Family appeals for action over remand killing
A decision by the Director of Public Prosecutions not to bring criminal charges against prison officers at a private jail where an inmate was unlawfully killed will be challenged by the dead man's family this week in the High Court.
David Calvert-Smith said last year that there was a "lack of evidence" to prosecute officers involved in the restraint of Alton Manning, 33, a remand prisoner who died from asphyxia at Blakenhurst prison near Redditch in 1995.
This week's judicial review of the DPP's decision will again put the Crown Prosecution Service under scrutiny for its handling of death-in-custody cases. A damning official report into such cases last August found the CPS system was "inefficient and fundamentally unsound".
In Mr Manning's case, the DPP ruled in February 1999 that the medical evidence on cause of death was "too imprecise". He was being restrained by six or seven officers and the DPP decided the factual evidence disclosed "too many inconsistencies to say by what act or acts or by whom the asphyxiation was caused".
The decision shocked Mr Manning's relatives, who had been at his inquest in March 1998 when a jury returned a unanimous verdict of unlawful killing. They had heard eye-witness evidence that Mr Manning was held in a neck-lock by a prison officer. Under oath, several officers had earlier denied using dangerous or unlawful holds.

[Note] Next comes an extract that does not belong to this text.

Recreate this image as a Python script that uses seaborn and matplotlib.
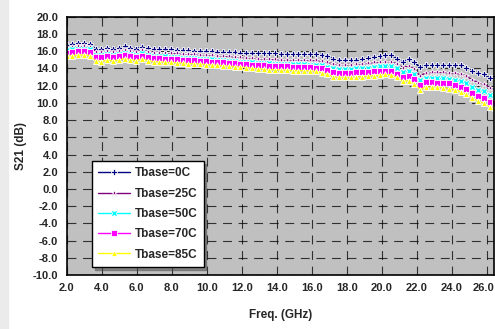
import numpy as np
import pandas as pd
import matplotlib
matplotlib.use("Agg")
import matplotlib.pyplot as plt
import matplotlib.transforms as mtrans
import seaborn as sb
from matplotlib.patches import Rectangle

# S21 vs frequency for five base temperatures
freq = np.round(np.linspace(2.0, 26.5, 75), 3)

s21_0C = [16.75, 16.85, 16.90, 16.90, 16.85, 16.25, 16.25, 16.35, 16.30, 16.35,
          16.55, 16.40, 16.30, 16.50, 16.35, 16.25, 16.25, 16.20, 16.20, 16.15,
          16.10, 16.10, 16.05, 16.05, 16.00, 16.00, 15.95, 15.95, 15.90, 15.90,
          15.85, 15.85, 15.80, 15.80, 15.75, 15.80, 15.75, 15.70, 15.70, 15.65,
          15.65, 15.70, 15.65, 15.70, 15.60, 15.45, 15.10, 15.00, 14.95, 14.95,
          15.00, 15.10, 15.20, 15.30, 15.40, 15.55, 15.55, 15.15, 14.70, 15.05,
          14.70, 14.15, 14.35, 14.40, 14.40, 14.40, 14.40, 14.35, 14.35, 14.10,
          13.70, 13.45, 13.35, 12.90, 13.15]
s21_25C = [16.40, 16.50, 16.55, 16.55, 16.50, 15.95, 15.95, 16.00, 15.95, 16.00,
           16.15, 16.05, 15.95, 16.10, 15.95, 15.85, 15.85, 15.80, 15.75, 15.75,
           15.70, 15.65, 15.65, 15.60, 15.60, 15.55, 15.50, 15.45, 15.40, 15.35,
           15.30, 15.25, 15.20, 15.15, 15.10, 15.10, 15.05, 15.00, 15.00, 14.95,
           14.95, 15.00, 14.95, 14.95, 14.85, 14.70, 14.50, 14.45, 14.45, 14.45,
           14.50, 14.55, 14.60, 14.70, 14.75, 14.80, 14.80, 14.50, 14.10, 14.30,
           13.95, 13.10, 13.50, 13.55, 13.55, 13.55, 13.50, 13.45, 13.35, 13.10,
           12.65, 12.35, 12.20, 11.75, 11.70]
s21_50C = [16.10, 16.20, 16.25, 16.25, 16.20, 15.60, 15.55, 15.65, 15.60, 15.65,
           15.80, 15.70, 15.60, 15.75, 15.60, 15.50, 15.45, 15.40, 15.35, 15.30,
           15.25, 15.20, 15.20, 15.15, 15.10, 15.05, 15.00, 14.95, 14.90, 14.85,
           14.80, 14.75, 14.70, 14.65, 14.60, 14.60, 14.55, 14.55, 14.55, 14.50,
           14.50, 14.50, 14.45, 14.45, 14.35, 14.20, 14.00, 13.95, 13.95, 13.95,
           14.00, 14.05, 14.10, 14.20, 14.25, 14.30, 14.30, 14.00, 13.60, 13.70,
           13.35, 12.60, 12.90, 12.90, 12.85, 12.85, 12.80, 12.70, 12.55, 12.30,
           11.85, 11.55, 11.35, 10.90, 10.75]
s21_70C = [15.85, 15.95, 16.00, 16.00, 15.95, 15.35, 15.30, 15.40, 15.35, 15.40,
           15.55, 15.45, 15.35, 15.50, 15.35, 15.25, 15.20, 15.15, 15.10, 15.05,
           15.00, 14.95, 14.95, 14.90, 14.85, 14.80, 14.75, 14.70, 14.65, 14.60,
           14.55, 14.50, 14.45, 14.40, 14.35, 14.30, 14.30, 14.25, 14.25, 14.20,
           14.20, 14.20, 14.15, 14.10, 14.00, 13.80, 13.55, 13.50, 13.50, 13.50,
           13.55, 13.55, 13.60, 13.65, 13.70, 13.75, 13.70, 13.40, 13.00, 13.10,
           12.75, 12.05, 12.40, 12.40, 12.35, 12.30, 12.25, 12.10, 11.90, 11.60,
           11.15, 10.80, 10.55, 10.10, 9.95]
s21_85C = [15.40, 15.50, 15.55, 15.55, 15.50, 14.85, 14.80, 14.95, 14.90, 14.95,
           15.15, 15.00, 14.90, 15.10, 14.90, 14.80, 14.75, 14.70, 14.70, 14.65,
           14.60, 14.55, 14.55, 14.50, 14.45, 14.40, 14.35, 14.30, 14.25, 14.20,
           14.15, 14.10, 14.00, 13.95, 13.90, 13.85, 13.85, 13.80, 13.80, 13.75,
           13.75, 13.75, 13.70, 13.65, 13.50, 13.30, 13.00, 12.95, 12.95, 12.95,
           13.00, 13.05, 13.10, 13.15, 13.20, 13.30, 13.25, 12.95, 12.50, 12.55,
           12.20, 11.55, 11.85, 11.85, 11.80, 11.75, 11.65, 11.50, 11.30, 11.00,
           10.55, 10.20, 9.95, 9.50, 9.35]

labels = ["Tbase=0C", "Tbase=25C", "Tbase=50C", "Tbase=70C", "Tbase=85C"]
series = [s21_0C, s21_25C, s21_50C, s21_70C, s21_85C]
colors = ["#000080", "#800080", "#00FFFF", "#FF00FF", "#FFFF00"]
marks = ["P", "*", "X", "s", "^"]

df = pd.concat([pd.DataFrame({"freq": freq, "s21": s, "curve": lab})
                for s, lab in zip(series, labels)], ignore_index=True)

sb.set_style("white")
plt.rcParams["font.family"] = ["Liberation Sans", "DejaVu Sans"]
plt.rcParams["font.weight"] = "bold"

fig = plt.figure(figsize=(4.95, 3.29), dpi=100)
fig.patches.append(Rectangle((0, 0), 8 / 495, 1, transform=fig.transFigure,
                             color="#ebebeb", zorder=0))
ax = fig.add_axes([0.1347, 0.164, 0.8633, 0.785])
ax.set_facecolor("#c0c0c0")

sb.lineplot(data=df, x="freq", y="s21", hue="curve", style="curve",
            palette=dict(zip(labels, colors)), markers=dict(zip(labels, marks)),
            dashes=False, linewidth=1, markersize=5, markeredgewidth=0.6,
            ax=ax)

xt = np.arange(2, 27, 2)
yt = np.arange(-10, 21, 2)
ax.set_xlim(2.0, 26.42)
ax.set_ylim(-10, 20)
ax.set_xticks(xt)
ax.set_yticks(yt)
ax.set_xticklabels([f"{v:.1f}" for v in xt], fontsize=8, fontweight="bold")
ax.set_yticklabels([f"{v:.1f}" for v in yt], fontsize=8, fontweight="bold")
ax.tick_params(direction="inout", length=6, width=1, color="black", pad=3)
# keep the last x label inside the figure
last = ax.get_xticklabels()[-1]
last.set_transform(last.get_transform() +
                   mtrans.ScaledTranslation(-3 / 100, 0, fig.dpi_scale_trans))
ax.grid(True, color="black", linestyle=(0, (8, 6)), linewidth=0.8, alpha=0.75)
ax.set_axisbelow(True)
for sp in ax.spines.values():
    sp.set_color("black")
    sp.set_linewidth(1.2)

ax.set_xlabel("Freq. (GHz)", fontsize=8.5, fontweight="bold", labelpad=11)
ax.set_ylabel("S21 (dB)", fontsize=8.5, fontweight="bold", labelpad=4)

leg = ax.legend(loc="lower left", bbox_to_anchor=(0.059, 0.031), borderaxespad=0,
                frameon=True, fancybox=False, shadow=True, fontsize=8.5,
                handlelength=2.7, labelspacing=0.7, borderpad=0.55,
                handletextpad=0.35)
leg.get_frame().set_edgecolor("black")
leg.get_frame().set_linewidth(1)
for t in leg.get_texts():
    t.set_fontweight("bold")

fig.savefig("out.png", dpi=100)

Mr Manning's sister, Elizabeth Melbourne, said last night: "He was unlawfully killed and I don't see why we should have had to go through nearly five years of hard slog to get answers. They have taken a life and they are trying to cover it over as though he is not a human being, because he is a prisoner. He is somebody's child and he does matter."
She said the DPP's decision had left the family "angry and disgusted" but she was confident it would be overturned at the review, which opens tomorrow.
Mrs Melbourne hoped the review would lead to a change in procedures for providing explanations of future CPS decisions in death-in-custody cases.
The family has also made a formal complaint against West Mercia police, saying police who interviewed prison staff did not treat the matter as a criminal investigation. Last September, at a preliminary hearing to this week's review, DPP lawyers conceded that the earlier explanation of their decision not to prosecute had been "badly drafted".
They agreed there was sufficient evidence to establish pressure on the neck as at least a contributory cause of death and to identify the officer responsible for that pressure.
But the DPP lawyers maintain it would not be possible to identify the precise act of that officer which resulted in the fatal pressure. They say such pressure could be defended as having been applied accidentally or in self-defence.
Last night the CPS said: "We hope the hearing will clarify the extent to which the CPS can lawfully inform families in death-in-custody cases of detailed reasons for our decision.
"The CPS wishes to be as open as possible with families but in such cases we are constrained by the need to ensure potential defendants are not 'tried' for alleged offences outside the criminal trial process."
Next Tuesday an inquest will open into the death of another Blakenhurst prisoner, Graham Biddle, 28, who died in hospital seven days after being found in his cell in the segregation unit. The prisoner had learning difficulties and a history of self-harm.